Scrupy07 commented 2 years ago

Hello guys, I found this post when looking for the answer to this "list out of range" error. In my case, I want to predict a protein structure, just with the standard parameters, but this error still appears every time I try. The sequence is:

"MENPMERELSCTICMELYNEPLLLPCAHTFCRKCLEDLIAKSNGFAATATSTCHGDDGGDCRPEADEPCDVPTDSKDSDGIVINCPTCRREVILRSETGLNGLVRNFLLDSIVSRYKQQETSIVRQTCEICDDKPAITKCVQCQVTYCDLCRNMCHPNKGVFNTHQLVPLSHDGPVQRTYGIQPLQCFVHNGEGLKLYCDDCRIPICFICERFGEHKGHHVREAHSAFKTIKEQMSDNVATMIGLQSDIDDFLIALSNGRDSIQEDAASLKEQVSNSCQRLHATINQKEQEMHEVIAKDMTNKLYEIQQKMTMCQDKQRRLSGLVQFAQVVLENNNETSIFLTSAASLDDRLTSELSNSPNLQLNEAFLTFDHIIIDVKSAIRGIKKMQARKITEPKVPIITKTEIMNRNGVMLSVNHEPCDVKWYDVAYQPINGQWMTMRWEVMADQSGASLEDHIHLGNLDYDCEYYFCVCMTNVAGTSPWSQTVAVKTKTVATEFILNEETAHPALLLSEDGKTVKRREDYIHKKMKVSEKIQLGMRFVRNVHCILGDVILSDDAHYWEVEASQSGATSYAIGVATADCHRNQQLGTNKSSWCLEIMGITARGYHNDRCTRIKHNLECNSTRRFGILLDYQRRALEFFYKEKLLLSYAVNAKVTDLCPAFDLTNSSAKLSIITGLKIPEFLNTCHVHIQQKMGDSLERELSCAVCMELYTDPLLLPCAHSFCRSCLPDVLKRNSNQKSGHSRLVCPSCRFTVELDKRGIDGLPRNFLLDNIIERYKEEKSTDGRPVKVKGVACDVCADSGGAKASKTCIQCGVSYCDRCLRTYHPSKGVFSKHKLVKATRNPKRKDVYCPEHDDELIKMYCVQCKTPVCYLCDRFGGHKGHQVAELKTSYKLMKETLSSNLAQLVSKMANVNEFIITLERKGESIQTNAAVMHQRISEEFAVIKAMLEQRERVMHTKISEETARKLLLLKQQNMACQDKLHNTAGLIQYTREVLKEEVPAALLLTGASLDDRLNCAIDSCPQLQPNTADDFSHVILNLEYEKQIIQKMDLLTIKAPEKPRMGGHIEVRNTVHLSIKHAPCIVDSYDMGVCKSGGLWDYFKIECGKGDERETDEYRLVKEDLAFDSEYFFKARVRNKAGASGWSNVFPARTGPQAMTFRLDPETAHEDLVIISAGRSVIYQPRPRGFWVMQEEGKASTGRFHGRALSVLADVVLATGVHYWEVTTQVAEKQHGESLSHYTDRDASVYRGDIAIGLAKQNCNRDLCLGSDGSSWALRLPSNGGNWYVAHKNKQHVISAASAIDSCPRSQFPAGLHVGILVDFTHHKLRFYDCNRKILLYSCDQISKEKRLCPALEISDSSYQLNLRTGTGIPDYANSK" image

At the beginning, everything is fine, but at the modelling level, it keeps running forever until RAM is complete and this error pops up. I don't know exactly what to do and I tried on two different computers and continues to happen. Other errors do appear (I don't have screenshot), but is pretty much the same.
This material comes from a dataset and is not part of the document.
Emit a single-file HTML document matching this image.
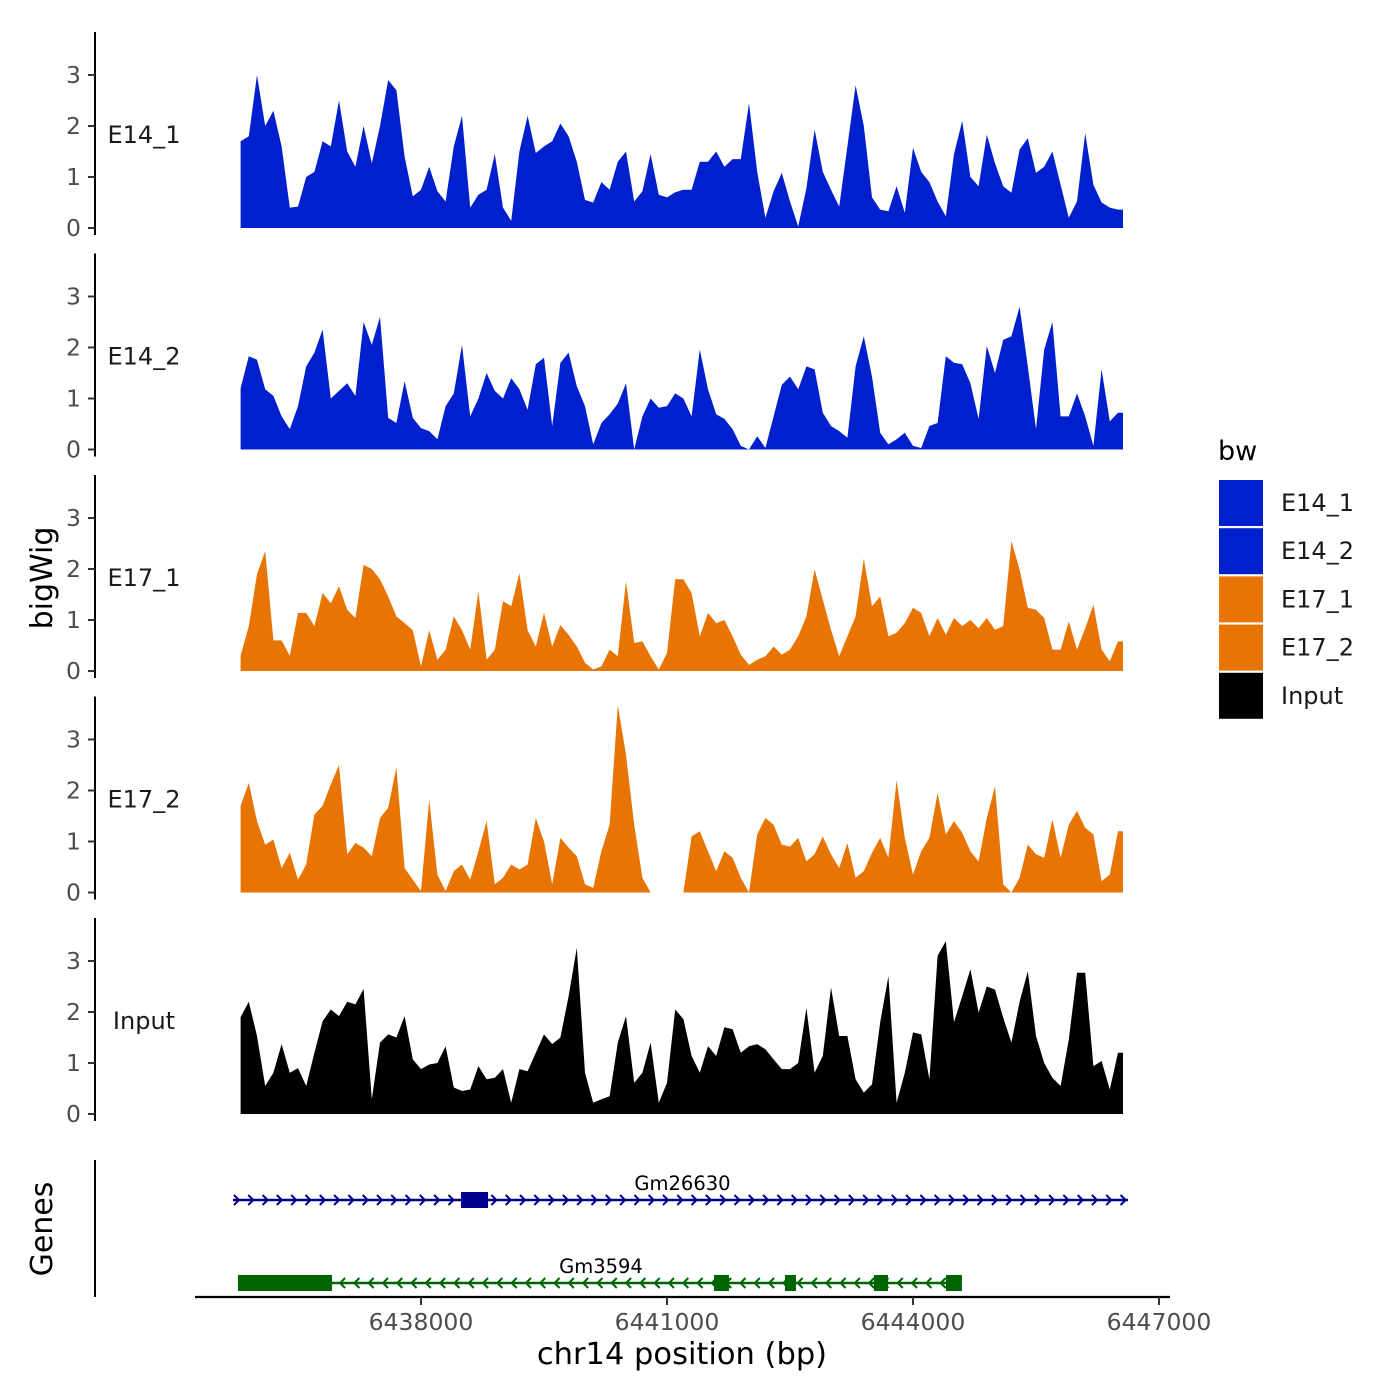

If anyone knows how to solve it I would be really happy.

Scrupy07 commented 2 years ago

This is the error I usually encounter when modelling this protein image

Does anyone know how to fix it?

sokrypton commented 2 years ago

This is an error that you'll see if the previous step failed and didn't return any models. (So none can be displayed).

In this case, that looks like a large protein. On Google-colab. The upper limit is length ~1400.

Scrupy07 commented 2 years ago

Thanks for replying. This protein is 1379, so I think it's near to the limit. Probably I could divide the protein into three fragments which have regions in common and somehow know how it would be seen. What do you think?